Sentença reconhece que agricultores foram pressionados por liminares fraudulentas, presença de homens armados e risco de perder a safra; réus terão de devolver valores e pagar indenizações.
A Justiça de Formosa do Rio Preto (BA) anulou todos os acordos firmados entre produtores rurais da região da Coaceral e o grupo formado por Joilson Gonçalves Dias, José Valter Dias, Ildeni Gonçalves Dias e a empresa JJF Holding. A decisão, assinada pelo juiz Maurício Álvares Barra, conclui que os agricultores foram obrigados a assinar contratos e emitir Cédulas de Produto Rural (CPRs) sob coação direta, ambiente de insegurança jurídica e um esquema ligado ao escândalo conhecido como Operação Faroeste .

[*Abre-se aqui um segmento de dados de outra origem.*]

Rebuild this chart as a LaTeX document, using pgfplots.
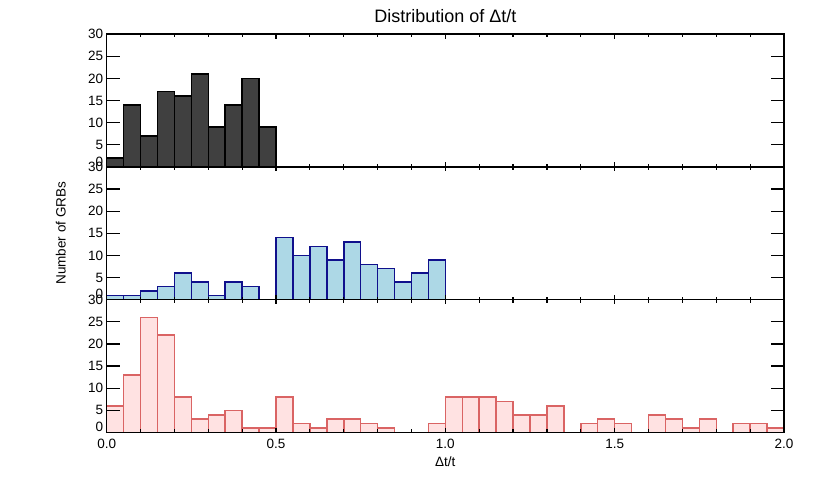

Pressão, liminares estratégicas e clima de “terror psicológico”
Os depoimentos colhidos ao longo do processo descrevem um roteiro de intimidação: liminares de reintegração de posse eram concedidas sempre em períodos decisivos do calendário agrícola, frequentemente acompanhadas da presença de homens armados e ameaças de expulsão imediata das fazendas.
Produtores relataram que a mensagem era clara: ou aceitavam pagar dezenas de sacas de soja por hectare — muitas vezes durante anos — ou perderiam colheitas inteiras e décadas de trabalho.
Segundo a sentença, o esquema transformou agricultores que ocupavam legalmente suas áreas há mais de 30 anos em “arrendatários de suas próprias terras”.
Operação Faroeste: um pano de fundo determinante
A decisão judicial menciona expressamente elementos revelados pela Operação Faroeste, que investigou a atuação de magistrados, servidores públicos e particulares na manipulação de registros de terra e na concessão irregular de decisões judiciais.
O juiz reconhece que esse ambiente criou um fundado temor, condição suficiente para invalidar a vontade manifestada pelos produtores nos acordos.
Anulação das CPRs e condenação ampla
Com a constatação do vício de consentimento, a Justiça também considerou nulas todas as CPRs vinculadas aos acordos, apontando ainda falhas formais na emissão dos títulos.
Os réus foram condenados solidariamente a:
- restituir todos os valores pagos pelos agricultores, corrigidos e com juros;
- indenizar danos materiais e lucros cessantes, a serem calculados caso a caso;
- pagar danos morais, igualmente determinados em liquidação individual.
Reconhecimento de usucapião coletivo é rejeitado
A Associação dos Produtores Rurais da Chapada das Mangabeiras (Aprochama), autora da ação, pediu que a Justiça declarasse inexistente qualquer relação jurídica que impedisse os agricultores de usucapir suas terras. O juiz, porém, afirmou que a usucapião exige análise individualizada, perícias e rito próprio — e não pode ser deferida em uma ação coletiva desse tipo.
Decisão deve repercutir na região
A sentença determina ainda a publicação em edital, já que as CPRs anuladas podem estar nas mãos de terceiros. O caso reforça o impacto jurídico das revelações da Operação Faroeste sobre disputas fundiárias no oeste baiano — e abre caminho para que dezenas de produtores busquem reparações individuais pelos prejuízos sofridos.